Practical criteria used to determine whether to close our deep in-the-money strikes
Since an at-the-money strikes was initially sold, there is no opportunity to generate additional profit from share appreciation. Mario has maximized his 3%, 1-month return and THO can drop in price by 8% and that 3% will still be realized…a nice position to be in. However, as Blue Collar Investors, we dig deeper. What will be our actual time value cost-to-close and can we generate a greater return than that cost-to-close in a completely new position in the two weeks remaining in the contract? For premium members who have access to the Elite version of the Ellman Calculator (also available in the Blue Collar store for non-members), the “Unwind Now” tab can be used for this calculation. If the cost-to-close is such that we can generate a return of at least 1% greater than to actual cost to close, it is worth closing. Some investors may set a higher or lower parameter but that is mine. For example, if the cost to close is 0.5% and we can generate a 1.5% initial profit in a new position, it is worth considering.

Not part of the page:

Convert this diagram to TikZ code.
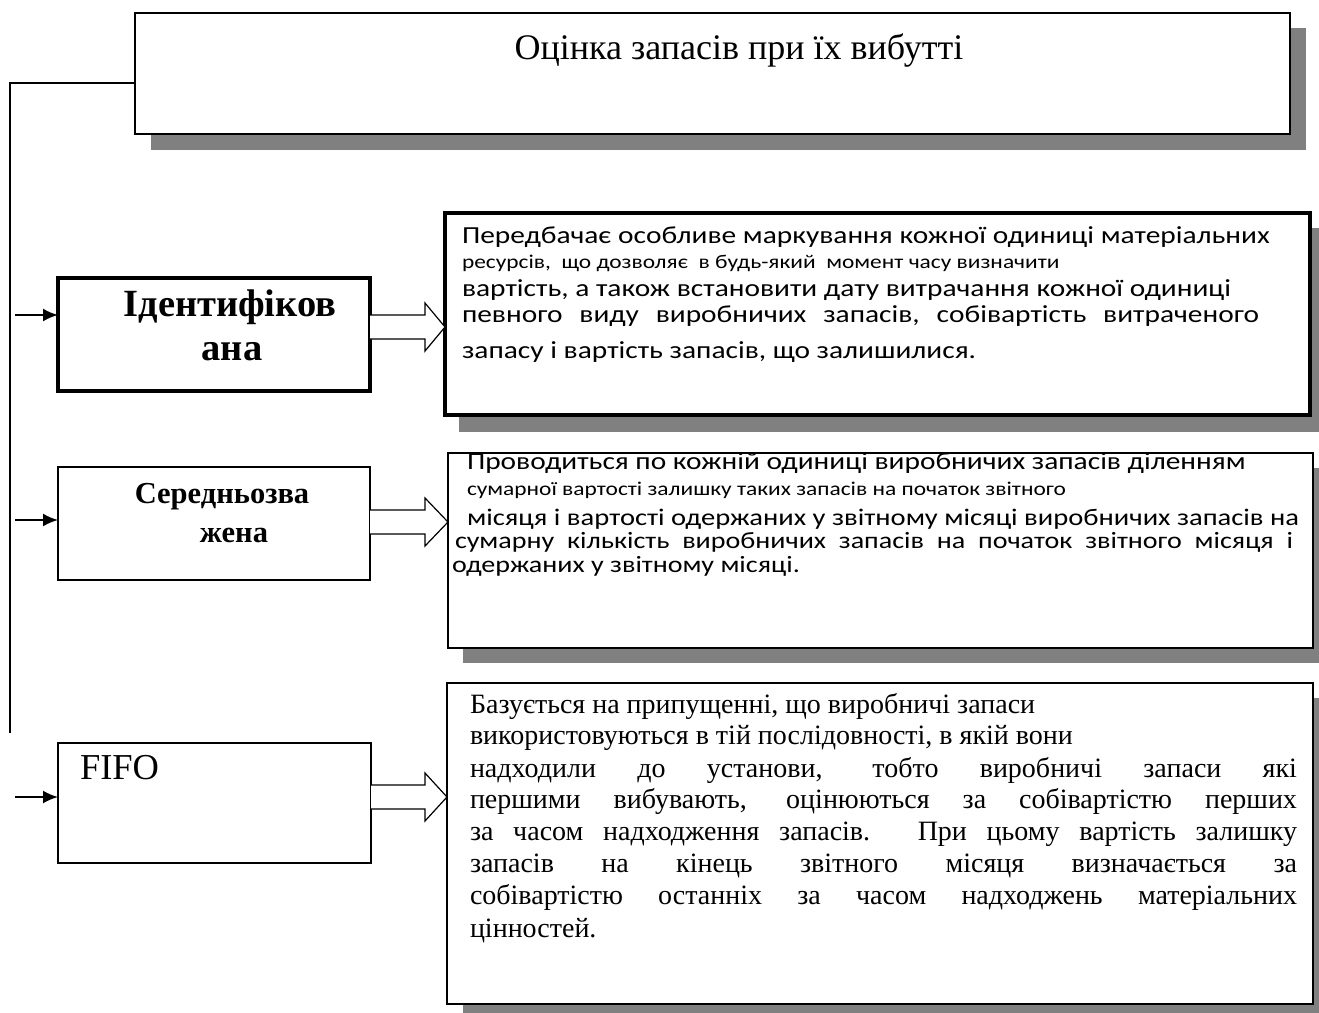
\documentclass[tikz,border=0pt]{standalone}
\usepackage{fontspec}
\setmainfont{Liberation Serif}
\newfontfamily\calib[FakeStretch=1.2]{Carlito}
\usetikzlibrary{arrows.meta,calc}
\begin{document}
\begin{tikzpicture}[x=1pt,y=-1pt,
  thinbox/.style={draw=black,line width=1.6pt,fill=white,inner sep=0pt,outer sep=0pt,anchor=north west},
  thickbox/.style={draw=black,line width=3.6pt,fill=white,inner sep=0pt,outer sep=0pt,anchor=north west},
  shadow/.style={fill=black!50,draw=none},
  txt/.style={anchor=mid west,inner sep=0pt,outer sep=0pt},
  conn/.style={line width=1.6pt},
  inarrow/.style={line width=2pt,-{Latex[length=15pt,width=13pt]}},
  blockarrow/.style={draw=black,line width=1.2pt,fill=white,line join=miter},
  cA/.style={font=\calib\fontsize{24.5}{28}\selectfont},
  cB/.style={font=\calib\fontsize{19.5}{23}\selectfont},
  tR/.style={font=\fontsize{28}{32}\selectfont}]
\useasboundingbox (0,0) rectangle (1319,1012);
% shadows
\fill[shadow] (151,28) rectangle (1306,150);
\fill[shadow] (459,228) rectangle (1325,432);
\fill[shadow] (463,468) rectangle (1328,663);
\fill[shadow] (463,698) rectangle (1328,1020);
% title box
\node[thinbox,minimum width=1155pt,minimum height=121pt] (title) at (135,13) {};
\node[anchor=center,inner sep=0pt,font=\fontsize{36}{40}\selectfont] (titletxt) at (739,50) {Оцінка запасів при їх вибутті};
% method boxes
\node[thickbox,minimum width=312pt,minimum height=113pt] (ident) at (58,278) {};
\node[inner sep=0pt,font=\bfseries\fontsize{38.5}{42}\selectfont] (identtxt1) at (230,307) {Ідентифіков};
\node[inner sep=0pt,font=\bfseries\fontsize{38.5}{42}\selectfont] (identtxt2) at (232,352) {ана};
\node[thinbox,minimum width=312pt,minimum height=113pt] (avg) at (58,467) {};
\node[inner sep=0pt,font=\bfseries\fontsize{30.5}{34}\selectfont] (avgtxt1) at (222,497) {Середньозва};
\node[inner sep=0pt,font=\bfseries\fontsize{30.5}{34}\selectfont] (avgtxt2) at (234,535) {жена};
\node[thinbox,minimum width=313pt,minimum height=120pt] (fifo) at (58,743) {};
\node[txt,font=\fontsize{36.5}{40}\selectfont] (fifotxt) at (80,777) {FIFO};
% description boxes
\node[thickbox,minimum width=865pt,minimum height=202pt] (d1) at (445,213) {};
\node[thinbox,minimum width=865pt,minimum height=195pt] (d2) at (448,453) {};
\node[thinbox,minimum width=866pt,minimum height=321pt] (d3) at (447,683) {};
% D1 text
\node[txt,cA] (d1l1) at (462,241) {Передбачає особливе маркування кожної одиниці матеріальних};
\node[txt,cB] (d1l2) at (462,266) {ресурсів,\ \ що дозволяє\ \ в будь-який\ \ момент часу визначити};
\node[txt,cA] (d1l3) at (462,294) {вартість, а також встановити дату витрачання кожної одиниці};
\node[txt,cA] (d1l4) at (462,320) {\makebox[797pt][s]{певного\ \ виду\ \ виробничих\ \ запасів,\ \ собівартість\ \ витраченого}};
\node[txt,cA] (d1l5) at (462,356) {запасу і вартість запасів, що залишилися.};
% D2 text
\node[txt,cA] (d2l1) at (467,467) {Проводиться по кожній одиниці виробничих запасів діленням};
\node[txt,cB] (d2l2) at (467,493) {сумарної вартості залишку таких запасів на початок звітного};
\node[txt,font=\calib\fontsize{23.8}{28}\selectfont] (d2l3) at (467,523) {місяця і вартості одержаних у звітному місяці виробничих запасів на};
\node[txt,font=\calib\fontsize{23.4}{28}\selectfont] (d2l4) at (455,546) {\makebox[838pt][s]{сумарну кількість виробничих запасів на початок звітного місяця і}};
\node[txt,font=\calib\fontsize{23.4}{28}\selectfont] (d2l5) at (452,570) {одержаних у звітному місяці.};
% D3 text
\node[txt,tR] (d3l1) at (470,711) {Базується на припущенні, що виробничі запаси};
\node[txt,tR] (d3l2) at (470,742) {використовуються в тій послідовності, в якій вони};
\node[txt,tR] (d3l3) at (470,775) {\makebox[827pt][s]{надходили до установи, тобто виробничі запаси які}};
\node[txt,tR] (d3l4) at (470,806) {\makebox[827pt][s]{першими вибувають, оцінюються за собівартістю перших}};
\node[txt,tR] (d3l5) at (470,838) {\makebox[827pt][s]{за часом надходження запасів. При цьому вартість залишку}};
\node[txt,tR] (d3l6) at (470,870) {\makebox[827pt][s]{запасів на кінець звітного місяця визначається за}};
\node[txt,tR] (d3l7) at (470,902) {\makebox[827pt][s]{собівартістю останніх за часом надходжень матеріальних}};
\node[txt,tR] (d3l8) at (470,935) {цінностей.};
% connector from title
\coordinate (ctop) at (10,83);
\coordinate (cbot) at (10,733);
\draw[conn] (title.west |- ctop) -- (ctop) -- (cbot);
% input arrows
\coordinate (a1) at (15,315);
\coordinate (a2) at (15,520);
\coordinate (a3) at (15,797);
\draw[inarrow] (a1) -- (ident.west |- a1);
\draw[inarrow] (a2) -- (avg.west |- a2);
\draw[inarrow] (a3) -- (fifo.west |- a3);
% block arrows
\foreach \b/\d/\yy in {ident/d1/327, avg/d2/522, fifo/d3/797}{
  \draw[blockarrow] (\b.east |- 0,\yy-12) -- (425,\yy-12) -- (425,\yy-24) -- (\d.west |- 0,\yy) -- (425,\yy+24) -- (425,\yy+12) -- (\b.east |- 0,\yy+12);
}
\end{tikzpicture}
\end{document}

“Unwind Now” tab of the Elite Ellman Calculator: Input
In this case, the strike is $8.64 in-the-money. This means, the cost-to-close will be $8.64 + a time value component. If the bid-ask spread is $6.30 – $9.00, the cost-to-close will be between $8.64 and $9.00. Let’s use worst case scenario and say $9.00.
“Unwind Now” tab of the Elite Ellman Calculator: Calculation results
This demonstrates that the time value cost-to-close is $0.36 0r 0.36% My threshold would be 1.36% or higher for initial time value return on a new position or I would allow assignment and congratulate myself on an outstanding trade.
When strikes move deep in-the-money, our maximum returns are close to ensured if no action is taken. Consideration should be given to closing the position in its entirety mid-contract (mid-contract unwind exit strategy) if the time value cost-to-close is near zero and a new position will generate a return at least 1% higher than that cost-to-close.
Thanks to Mario for inspiring this article.
For more information on the mid-contract unwind exit strategy:
(Hard cover versions also available only on this website).
Next live events
- Dallas Texas: October 5, 2017
- Palm Beach Gardens Florida: October 10, 2017: Information to follow
Global stocks moved slightly higher this week along with continued strength in US markets as another impressive earnings season passes. The Dow surpassed the 22,000 level during the week, supported by positive economic data. West Texas Intermediate crude oil prices ended the week near $49, down slightly from last week’s $49.65. Volatility, as measured by the Chicago Board Options Exchange Volatility Index (VIX), declined to 10.03 from 11.0 a week ago. This week’s economic and international news of importance:
- The unemployment rate moved down to 4.3%, matching a recent 16-year low
- The economy added another 209,000 jobs, handily exceeding the 180,000 6-month average
- Despite solid job growth, wages remain restrained, with average hourly earnings holding steady at a 2.5% annual growth rate. The upbeat data should keep the US Federal Reserve on course for another rate hike before year’s end
- Special counsel Robert Mueller has empaneled a grand jury in Washington, D.C., to investigate Russian interference in the 2016 US presidential election
- The Dow Jones Industrial Average broke and closed above the 22,000 level for the first time. Solid corporate earnings and a weakening US dollar are providing a favorable backdrop for stocks
- Donald Trump, fearing that a veto would be overridden by Congress, this week signed a sanctions bill that targets Russia’s energy and defense sectors
- The Trump administration is considering taking trade action against China and is discussing launching a probe into Beijing’s insistence that foreign companies transfer technology to local Chinese subsidiaries and partners
- Former Fed chairman Alan Greenspan said that we are experiencing a bubble, not in stock prices, but in bond prices
- The Czech central bank took action on Thursday, raising its main policy rate from 0.05% to 0.25%, its first hike since 2008
- According to Thomson Reuters, with 75% of the companies in the S&P 500 Index having reported, Q2 earnings are expected to increase 11.8% compared with a year ago
- Revenues are expected to increase by 5% compared with Q2 2016
For the week, the S&P 500 moved up by 0.19% for a year-to-date return of 10.63%
THE WEEK AHEAD
Monday August 7th
- Consumer credit June
Tuesday August 8th
- NFIB Small Business Index
- Job openings
Wednesday August 9th
- Wholesale inventories
Thursday August 10th
- Weekly jobless claims
- Producer price index
- Federal budget
Friday August 11th
- Consumer price index
- Core CPI
IBD: Market in confirmed uptrend
GMI: 5/6- Buy signal since market close of July 13, 2017
BCI: I am currently favoring out-of-the-money strikes 3-to-2.
WHAT THE BROAD MARKET INDICATORS (S&P 500 AND VIX) ARE TELLING US
The 6-month charts point to a mildly bullish outlook. In the past six months, the S&P 500 was up 8% while the VIX (10.03) moved down by 12%.